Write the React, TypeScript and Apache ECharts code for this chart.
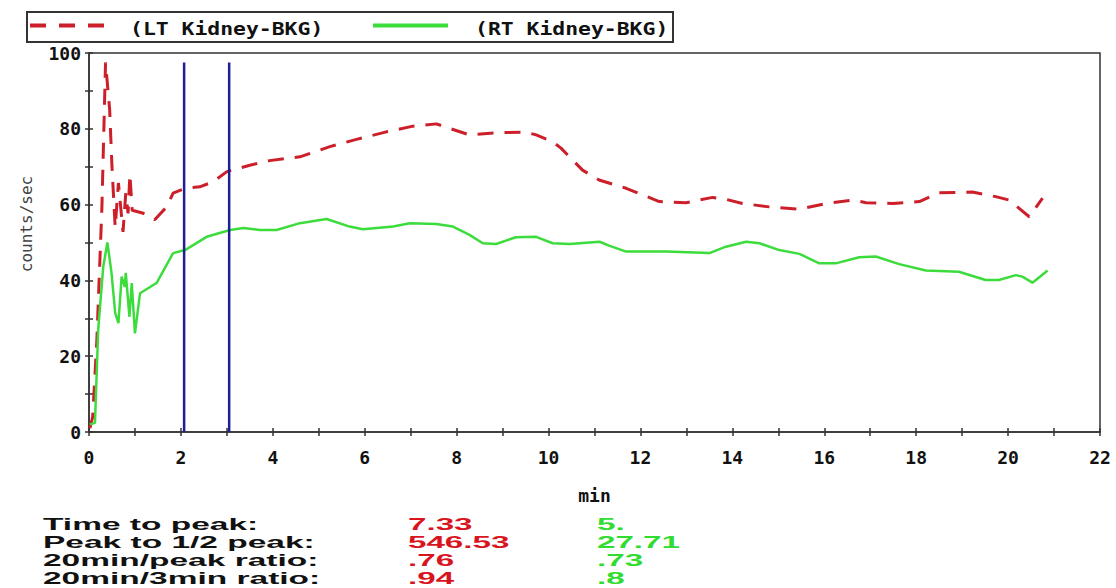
import React, { useEffect, useRef } from "react";
import * as echarts from "echarts";

const seriesNames = ["(LT Kidney-BKG)", "(RT Kidney-BKG)"];
const yAxisName = "counts/sec";
const xAxisName = "min";

const ltTime = [0.02, 0.08, 0.17, 0.28, 0.36, 0.45, 0.5, 0.57, 0.64, 0.74, 0.8, 0.85, 0.89, 0.94, 1.18, 1.43, 1.69, 1.83, 2.09, 2.41, 2.7, 3.0, 3.5, 3.93, 4.59, 5.24, 5.82, 6.47, 7.05, 7.56, 7.85, 8.28, 8.93, 9.51, 9.73, 10.09, 10.27, 10.52, 10.74, 11.1, 11.69, 12.41, 12.99, 13.57, 13.86, 14.22, 14.8, 15.46, 16.04, 16.62, 16.91, 17.49, 18.07, 18.5, 19.22, 19.73, 20.02, 20.46, 20.75];
const ltValues = [1, 4, 24, 59, 97.5, 85, 70, 54, 65.7, 52.8, 63, 57.7, 68, 58.5, 57.7, 56, 59.4, 63, 64.3, 64.7, 66, 68.7, 70.4, 71.6, 72.6, 75.3, 77.2, 79.2, 80.7, 81.3, 80.1, 78.4, 79, 79.1, 78.4, 76.6, 74.9, 71.8, 69.1, 66.5, 64.3, 60.8, 60.5, 61.9, 61.4, 60.3, 59.4, 58.8, 60.3, 61.2, 60.5, 60.3, 60.8, 63.1, 63.3, 62.1, 61.2, 56.8, 61.7];

const rtTime = [0.02, 0.13, 0.2, 0.31, 0.4, 0.49, 0.57, 0.64, 0.71, 0.78, 0.8, 0.88, 0.93, 1.0, 1.11, 1.47, 1.83, 2.09, 2.56, 3.07, 3.36, 3.72, 4.08, 4.59, 5.17, 5.67, 5.96, 6.62, 6.98, 7.56, 7.92, 8.28, 8.57, 8.86, 9.29, 9.73, 10.09, 10.46, 11.11, 11.33, 11.69, 12.56, 13.5, 13.86, 14.3, 14.59, 15.02, 15.46, 15.89, 16.25, 16.76, 17.12, 17.63, 18.21, 18.93, 19.51, 19.8, 20.17, 20.31, 20.53, 20.86];
const rtValues = [2, 2.4, 27, 43.6, 50, 42, 31.4, 28.7, 41, 38.3, 42, 30.4, 39.3, 26, 36.6, 39.3, 47.2, 48, 51.5, 53.3, 53.8, 53.3, 53.3, 55.1, 56.2, 54.2, 53.5, 54.2, 55.1, 54.9, 54.2, 52, 49.8, 49.6, 51.4, 51.5, 49.8, 49.6, 50.2, 49.1, 47.6, 47.6, 47.2, 48.9, 50.2, 49.8, 48, 47, 44.5, 44.5, 46.1, 46.3, 44.3, 42.6, 42.3, 40.1, 40.1, 41.4, 41, 39.4, 42.6];

const markerTimes = [2.07, 3.05];
const markerTop = 97.5;

const statLabels = ["Time to peak:", "Peak to 1/2 peak:", "20min/peak ratio:", "20min/3min ratio:"];
const ltStats = ["7.33", "546.53", ".76", ".94"];
const rtStats = ["5.", "27.71", ".73", ".8"];

const RED = "#cc1f2a";
const GREEN = "#3ddc3d";
const BLUE = "#1e1e96";
const MONO = '"DejaVu Sans Mono", monospace';

export default function App() {
  const ref = useRef<HTMLDivElement>(null);

  useEffect(() => {
    if (!ref.current) return;
    const chart = echarts.init(ref.current, undefined, { renderer: "svg" });

    const ltData = ltTime.map((t, i) => [t, ltValues[i]]);
    const rtData = rtTime.map((t, i) => [t, rtValues[i]]);

    const tableFont = 'bold 17px "Liberation Sans", Arial, sans-serif';
    const rowY = [524, 542, 560, 578];
    const tableTexts: any[] = [];
    statLabels.forEach((s, i) => {
      tableTexts.push({ type: "text", x: 43, y: rowY[i], scaleX: 1.97, style: { text: s, font: tableFont, fill: "#111", verticalAlign: "middle" } });
      tableTexts.push({ type: "text", x: 408, y: rowY[i], scaleX: 1.95, style: { text: ltStats[i], font: tableFont, fill: "#d8141e", verticalAlign: "middle" } });
      tableTexts.push({ type: "text", x: 597, y: rowY[i], scaleX: 1.95, style: { text: rtStats[i], font: tableFont, fill: "#2fdc2f", verticalAlign: "middle" } });
    });

    const legendFont = `bold 18px ${MONO}`;

    const tickAxisCommon = {
      type: "value" as const,
      axisLine: { show: true, lineStyle: { color: "#333", width: 1.5 } },
      splitLine: { show: false },
    };

    chart.setOption({
      animation: false,
      backgroundColor: "#ffffff",
      grid: { left: 89, right: 16, top: 53, bottom: 156, show: true, borderColor: "#333", borderWidth: 1.5, backgroundColor: "transparent" },
      xAxis: [
        {
          ...tickAxisCommon,
          min: 0,
          max: 22,
          interval: 2,
          name: xAxisName,
          nameLocation: "middle",
          nameGap: 54,
          nameTextStyle: { fontFamily: MONO, fontWeight: "bold", fontSize: 18, color: "#111" },
          axisTick: { show: true, length: 4, lineStyle: { color: "#333", width: 1.5 } },
          minorTick: { show: true, splitNumber: 2, length: 4, lineStyle: { color: "#333", width: 1.5 } },
          axisLabel: { fontFamily: MONO, fontWeight: "bold", fontSize: 18, color: "#111", margin: 16 },
        },
        {
          ...tickAxisCommon,
          position: "bottom",
          min: 0,
          max: 22,
          interval: 2,
          axisLine: { show: false },
          axisTick: { show: true, inside: true, length: 4, lineStyle: { color: "#333", width: 1.5 } },
          minorTick: { show: true, splitNumber: 2, length: 4, lineStyle: { color: "#333", width: 1.5 } },
          axisLabel: { show: false },
        },
      ],
      yAxis: [
        {
          ...tickAxisCommon,
          min: 0,
          max: 100,
          interval: 20,
          axisTick: { show: true, length: 4, lineStyle: { color: "#333", width: 1.5 } },
          minorTick: { show: true, splitNumber: 2, length: 4, lineStyle: { color: "#333", width: 1.5 } },
          axisLabel: { fontFamily: MONO, fontWeight: "bold", fontSize: 18, color: "#111", margin: 8 },
        },
        {
          ...tickAxisCommon,
          position: "left",
          min: 0,
          max: 100,
          interval: 20,
          axisLine: { show: false },
          axisTick: { show: true, inside: true, length: 4, lineStyle: { color: "#333", width: 1.5 } },
          minorTick: { show: true, splitNumber: 2, length: 4, lineStyle: { color: "#333", width: 1.5 } },
          axisLabel: { show: false },
        },
      ],
      series: [
        {
          name: seriesNames[0],
          type: "line",
          data: ltData,
          showSymbol: false,
          symbol: "none",
          lineStyle: { color: RED, width: 3, type: [16, 11] },
          itemStyle: { color: RED },
          z: 3,
        },
        {
          name: seriesNames[1],
          type: "line",
          data: rtData,
          showSymbol: false,
          symbol: "none",
          lineStyle: { color: GREEN, width: 2.5 },
          itemStyle: { color: GREEN },
          z: 3,
        },
        ...markerTimes.map((t) => ({
          type: "line",
          data: [[t, 0], [t, markerTop]],
          symbol: "none",
          silent: true,
          lineStyle: { color: BLUE, width: 2.5 },
          z: 4,
        })),
      ],
      graphic: [
        { type: "rect", shape: { x: 27, y: 12, width: 646, height: 30 }, style: { fill: "#fff", stroke: "#333", lineWidth: 2 } },
        { type: "line", shape: { x1: 30, y1: 25.5, x2: 104, y2: 25.5 }, style: { stroke: RED, lineWidth: 4, lineDash: [16, 13] } },
        { type: "text", x: 130, y: 29.5, scaleX: 1.19, style: { text: seriesNames[0], font: legendFont, fill: "#111", verticalAlign: "middle" } },
        { type: "line", shape: { x1: 373, y1: 25.5, x2: 448, y2: 25.5 }, style: { stroke: GREEN, lineWidth: 4 } },
        { type: "text", x: 475, y: 29.5, scaleX: 1.19, style: { text: seriesNames[1], font: legendFont, fill: "#111", verticalAlign: "middle" } },
        { type: "text", x: 26, y: 224, rotation: Math.PI / 2, style: { text: yAxisName, font: `16px ${MONO}`, fill: "#444", align: "center", verticalAlign: "middle" } },
        ...tableTexts,
      ],
    });

    return () => chart.dispose();
  }, []);

  return <div ref={ref} style={{ position: "absolute", left: 0, top: 0, width: 1116, height: 588 }} />;
}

Task statement >>
Repeat only the lines from the beginning of the material through the line containing "61.2, 56.8, 61.7];", both ends kept, leaving pictures out.

The solution >>
Write the React, TypeScript and Apache ECharts code for this chart.
import React, { useEffect, useRef } from "react";
import * as echarts from "echarts";

const seriesNames = ["(LT Kidney-BKG)", "(RT Kidney-BKG)"];
const yAxisName = "counts/sec";
const xAxisName = "min";

const ltTime = [0.02, 0.08, 0.17, 0.28, 0.36, 0.45, 0.5, 0.57, 0.64, 0.74, 0.8, 0.85, 0.89, 0.94, 1.18, 1.43, 1.69, 1.83, 2.09, 2.41, 2.7, 3.0, 3.5, 3.93, 4.59, 5.24, 5.82, 6.47, 7.05, 7.56, 7.85, 8.28, 8.93, 9.51, 9.73, 10.09, 10.27, 10.52, 10.74, 11.1, 11.69, 12.41, 12.99, 13.57, 13.86, 14.22, 14.8, 15.46, 16.04, 16.62, 16.91, 17.49, 18.07, 18.5, 19.22, 19.73, 20.02, 20.46, 20.75];
const ltValues = [1, 4, 24, 59, 97.5, 85, 70, 54, 65.7, 52.8, 63, 57.7, 68, 58.5, 57.7, 56, 59.4, 63, 64.3, 64.7, 66, 68.7, 70.4, 71.6, 72.6, 75.3, 77.2, 79.2, 80.7, 81.3, 80.1, 78.4, 79, 79.1, 78.4, 76.6, 74.9, 71.8, 69.1, 66.5, 64.3, 60.8, 60.5, 61.9, 61.4, 60.3, 59.4, 58.8, 60.3, 61.2, 60.5, 60.3, 60.8, 63.1, 63.3, 62.1, 61.2, 56.8, 61.7];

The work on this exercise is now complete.